Conversely, AI use that’s discovered rather than disclosed erodes trust quickly. Being upfront about where AI is involved, and where humans remain in control, builds the kind of confidence that strengthens customer relationships over time.
What should a business leader do first about AI trust?
Start by writing your AI principles. Not a comprehensive governance framework, just a clear, honest statement of what your organization believes about AI. What you’ll always do, what you’ll never do, and where the human stays in charge. Share it with your team and invite feedback.
Then pick one workflow where AI questions come up frequently and build a simple playbook for how AI fits into that process. These two steps create immediate clarity and give your team something concrete to follow while you build out the rest over time.
What is the Delegation Dial?
The Delegation Dial is a practical framework for deciding when to lean into AI and when to stay human. It helps leaders and teams evaluate interactions based on the emotional stakes and complexity involved, rather than defaulting to “automate everything” or “keep everything human.”

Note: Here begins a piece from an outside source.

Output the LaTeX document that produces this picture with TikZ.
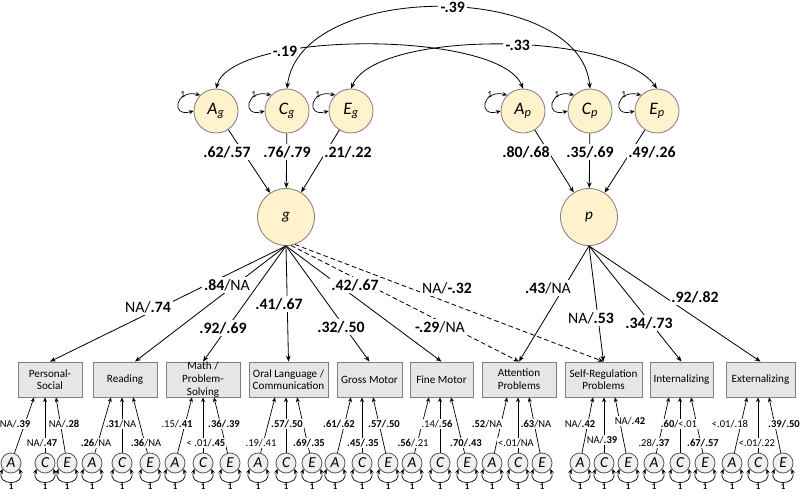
\documentclass[tikz,border=0pt]{standalone}
\usepackage{fontspec}
\setmainfont{Carlito}
\usetikzlibrary{arrows.meta}
\definecolor{latfill}{RGB}{255,242,204}
\definecolor{latline}{RGB}{127,127,127}
\definecolor{boxfill}{RGB}{230,230,230}
\definecolor{boxline}{RGB}{127,127,127}
\definecolor{unifill}{RGB}{240,240,240}
\definecolor{uniline}{RGB}{89,89,89}
\newcommand{\acef}[2]{#1\textsubscript{#2}}
\tikzstyle{sem}=[x=0.03cm, y=0.03cm, >={Stealth[length=5pt,width=4pt]}, line width=0.7pt]
\tikzstyle{lat}=[circle, draw=latline, fill=latfill, minimum size=1.32cm, inner sep=0pt, font=\fontsize{15}{16}\selectfont\itshape]
\tikzstyle{fac}=[circle, draw=latline, fill=latfill, minimum size=1.71cm, inner sep=0pt, font=\fontsize{13}{14}\selectfont\itshape]
\tikzstyle{obs}=[rectangle, draw=boxline, fill=boxfill, minimum height=1.05cm, inner sep=0pt, align=center, font=\fontsize{9.5}{10.8}\selectfont]
\tikzstyle{uni}=[circle, draw=uniline, fill=unifill, minimum size=0.6cm, inner sep=0pt, font=\fontsize{13}{14}\selectfont\itshape]
\tikzstyle{load}=[fill=white, inner sep=1.5pt, font=\fontsize{13.5}{15}\selectfont]
\tikzstyle{cov}=[fill=white, inner sep=2pt, font=\fontsize{13.5}{15}\selectfont\bfseries]
\tikzstyle{res}=[fill=white, inner sep=1pt, font=\fontsize{9}{10.5}\selectfont]
\tikzstyle{one}=[inner sep=1pt, font=\fontsize{7.5}{8}\selectfont\bfseries]
\tikzstyle{smalltip}=[>={Stealth[length=4pt,width=3.5pt]}, line width=0.6pt]

\begin{document}
\begin{tikzpicture}[sem]
  \useasboundingbox (0,0) rectangle (800,-494);
  % A, C, E of g and p
  \node[lat] (Ag) at (216,-111) {\acef{A}{g}};
  \node[lat] (Cg) at (287,-111) {\acef{C}{g}};
  \node[lat] (Eg) at (351,-111) {\acef{E}{g}};
  \node[lat] (Ap) at (523,-111) {\acef{A}{p}};
  \node[lat] (Cp) at (590,-111) {\acef{C}{p}};
  \node[lat] (Ep) at (657,-111) {\acef{E}{p}};
  \node[fac] (g) at (286,-217) {g};
  \node[fac] (p) at (589,-217) {p};
  % scales
  \node[obs, minimum width=1.92cm] (b1) at (50,-379.5) {Personal-\\Social};
  \node[obs, minimum width=1.92cm] (b2) at (125,-379.5) {Reading};
  \node[obs, minimum width=2.22cm] (b3) at (203,-379.5) {Math /\\Problem-\\Solving};
  \node[obs, minimum width=2.37cm] (b4) at (288.5,-379.5) {Oral Language /\\Communication};
  \node[obs, minimum width=1.95cm] (b5) at (369.5,-379.5) {Gross Motor};
  \node[obs, minimum width=1.89cm] (b6) at (441.5,-379.5) {Fine Motor};
  \node[obs, minimum width=2.22cm] (b7) at (519,-379.5) {Attention\\Problems};
  \node[obs, minimum width=2.31cm] (b8) at (603.5,-379.5) {Self-Regulation\\Problems};
  \node[obs, minimum width=1.89cm] (b9) at (681.5,-379.5) {Internalizing};
  \node[obs, minimum width=2.07cm] (b10) at (760.5,-379.5) {Externalizing};

  % variances of the top factors
  \foreach \f in {Ag,Cg,Eg,Ap,Cp,Ep}
    \draw[<->, smalltip] (\f.135) .. controls +(165:7.5mm) and +(195:7.5mm) ..
      node[pos=0.2, left, inner sep=2pt, font=\fontsize{8}{9}\selectfont] {1} (\f.180);

  % covariances
  \draw[<->] (Ag.north) .. controls (232,-30) and (500,-30) .. node[cov, pos=0.3] (c1) {-.19} (Ap.north);
  \draw[<->] (Cg.north) .. controls (300,20) and (580,20) .. node[cov, pos=0.53] (c2) {-.39} (Cp.north);
  \draw[<->] (Eg.north) .. controls (375,-30) and (615,-30) .. node[cov, pos=0.55] (c3) {-.33} (Ep.north);

  \draw[->] (Ag) -- (g);
  \draw[->] (Cg) -- (g);
  \draw[->] (Eg) -- (g);
  \draw[->] (Ap) -- (p);
  \draw[->] (Cp) -- (p);
  \draw[->] (Ep) -- (p);

  \draw[->] (g.south) -- (b1.north);
  \draw[->] (g.south) -- ([xshift=3mm]b2.north);
  \draw[->] (g.south) -- (b3.north);
  \draw[->] (g.south) -- (b4.north);
  \draw[->] (g.south) -- (b5.north);
  \draw[->] (g.south) -- (b6.north);
  \draw[->, dash pattern=on 4pt off 2.5pt] (g.-80) -- (b7.north);
  \draw[->, dash pattern=on 4pt off 2.5pt] (g.-72) -- (b8.north);
  \draw[->] (p.south) -- (b7.north);
  \draw[->] (p.south) -- (b8.north);
  \draw[->] (p.south) -- (b9.north);
  \draw[->] (p.south) -- (b10.north);

  % residual A, C, E of each scale
  \foreach \n/\xa/\xc/\xe in {1/11/45/67, 2/92/122/150, 3/175/203/230, 4/258/286/312,
      5/335/362/388, 6/412/440/467, 7/492/518/542, 8/580/604/628, 9/654/680/705, 10/732/758/783} {
    \node[uni] (A\n) at (\xa,-463) {A};
    \node[uni] (C\n) at (\xc,-463) {C};
    \node[uni] (E\n) at (\xe,-463) {E};
    \coordinate (t\n) at (C\n |- b\n.south);
    \draw[->, smalltip] (A\n) -- ([xshift=-3.3mm]t\n);
    \draw[->, smalltip] (C\n) -- (t\n);
    \draw[->, smalltip] (E\n) -- ([xshift=3.3mm]t\n);
    \foreach \f in {A,C,E}
      \draw[<->, smalltip] (\f\n.-145) .. controls +(-110:5.5mm) and +(-70:5.5mm) ..
        node[one, below] {1} (\f\n.-35);
  }

  % loadings
  \node[load] (lAg) at (227,-152) {\textbf{.62/.57}};
  \node[load] (lCg) at (287,-152) {\textbf{.76/.79}};
  \node[load] (lEg) at (348,-152) {\textbf{.21/.22}};
  \node[load] (lAp) at (526,-152) {\textbf{.80/.68}};
  \node[load] (lCp) at (590,-152) {\textbf{.35/.69}};
  \node[load] (lEp) at (652,-152) {\textbf{.49/.26}};
  \node[load] (lg1) at (148,-307) {NA/\textbf{.74}};
  \node[load] (lg2) at (227,-285) {\textbf{.84}/NA};
  \node[load] (lg3) at (223,-328) {\textbf{.92/.69}};
  \node[load] (lg4) at (279,-304) {\textbf{.41/.67}};
  \node[load] (lg5) at (341,-327) {\textbf{.32/.50}};
  \node[load] (lg6) at (355,-285) {\textbf{.42/.67}};
  \node[load] (lg7) at (440,-327) {\textbf{-.29}/NA};
  \node[load] (lg8) at (447,-288) {NA/\textbf{-.32}};
  \node[load] (lp7) at (548,-288) {\textbf{.43}/NA};
  \node[load] (lp8) at (591,-318) {NA/\textbf{.53}};
  \node[load] (lp9) at (649,-323) {\textbf{.34/.73}};
  \node[load] (lp10) at (695,-297) {\textbf{.92/.82}};

  % residual paths
  \node[res] (rA1) at (15,-424) {NA/\textbf{.39}};
  \node[res] (rC1) at (42,-443) {NA/\textbf{.47}};
  \node[res] (rE1) at (64,-424) {NA/\textbf{.28}};
  \node[res] (rA2) at (96,-443) {\textbf{.26}/NA};
  \node[res] (rC2) at (121,-424) {\textbf{.31}/NA};
  \node[res] (rE2) at (146,-443) {\textbf{.36}/NA};
  \node[res] (rA3) at (177,-424) {.15/\textbf{.41}};
  \node[res] (rC3) at (206,-443) {< .01/\textbf{.45}};
  \node[res] (rE3) at (224,-424) {\textbf{.36/.39}};
  \node[res] (rA4) at (261,-443) {.19/.41};
  \node[res] (rC4) at (287,-424) {\textbf{.57/.50}};
  \node[res] (rE4) at (309,-443) {\textbf{.69/.35}};
  \node[res] (rA5) at (339,-424) {\textbf{.61/.62}};
  \node[res] (rC5) at (363,-443) {\textbf{.45/.35}};
  \node[res] (rE5) at (384,-424) {\textbf{.57/.50}};
  \node[res] (rA6) at (413,-443) {\textbf{.56}/.21};
  \node[res] (rC6) at (437,-424) {.14/\textbf{.56}};
  \node[res] (rE6) at (466,-443) {\textbf{.70/.43}};
  \node[res] (rA7) at (487,-424) {\textbf{.52}/NA};
  \node[res] (rC7) at (516,-443) {<.01/NA};
  \node[res] (rE7) at (536,-424) {\textbf{.63}/NA};
  \node[res] (rA8) at (580,-424) {NA/\textbf{.42}};
  \node[res] (rC8) at (602,-440) {NA/\textbf{.39}};
  \node[res] (rE8) at (630,-421) {NA/\textbf{.42}};
  \node[res] (rA9) at (654,-443) {.28/\textbf{.37}};
  \node[res] (rC9) at (679,-424) {\textbf{.60}/<.01};
  \node[res] (rE9) at (703,-443) {\textbf{.67/.57}};
  \node[res] (rA10) at (730,-424) {<.01/.18};
  \node[res] (rC10) at (757,-443) {<.01/.22};
  \node[res] (rE10) at (784,-424) {\textbf{.39/.50}};
\end{tikzpicture}
\end{document}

For tasks that are routine, high-volume, and low-stakes emotionally, AI often adds significant value. For moments that require empathy, judgment, nuance, or relationship-building, the human needs to stay in the lead. The Delegation Dial gives teams a consistent way to make those calls rather than guessing each time.
How do AI principles connect to competitive advantage?
Organizations that have defined and communicated their AI principles are building trust at a time when trust is scarce. With only 37% of major companies disclosing AI guidelines and only 23% of consumers trusting companies to use AI responsibly, the bar is remarkably low. Organizations that clear it stand out immediately.
Beyond trust, principles create internal alignment that accelerates adoption. When everyone understands what the organization believes about AI, decisions happen faster, experimentation becomes safer, and the team moves together rather than in scattered directions. That coherence is a competitive advantage that tools alone can’t create.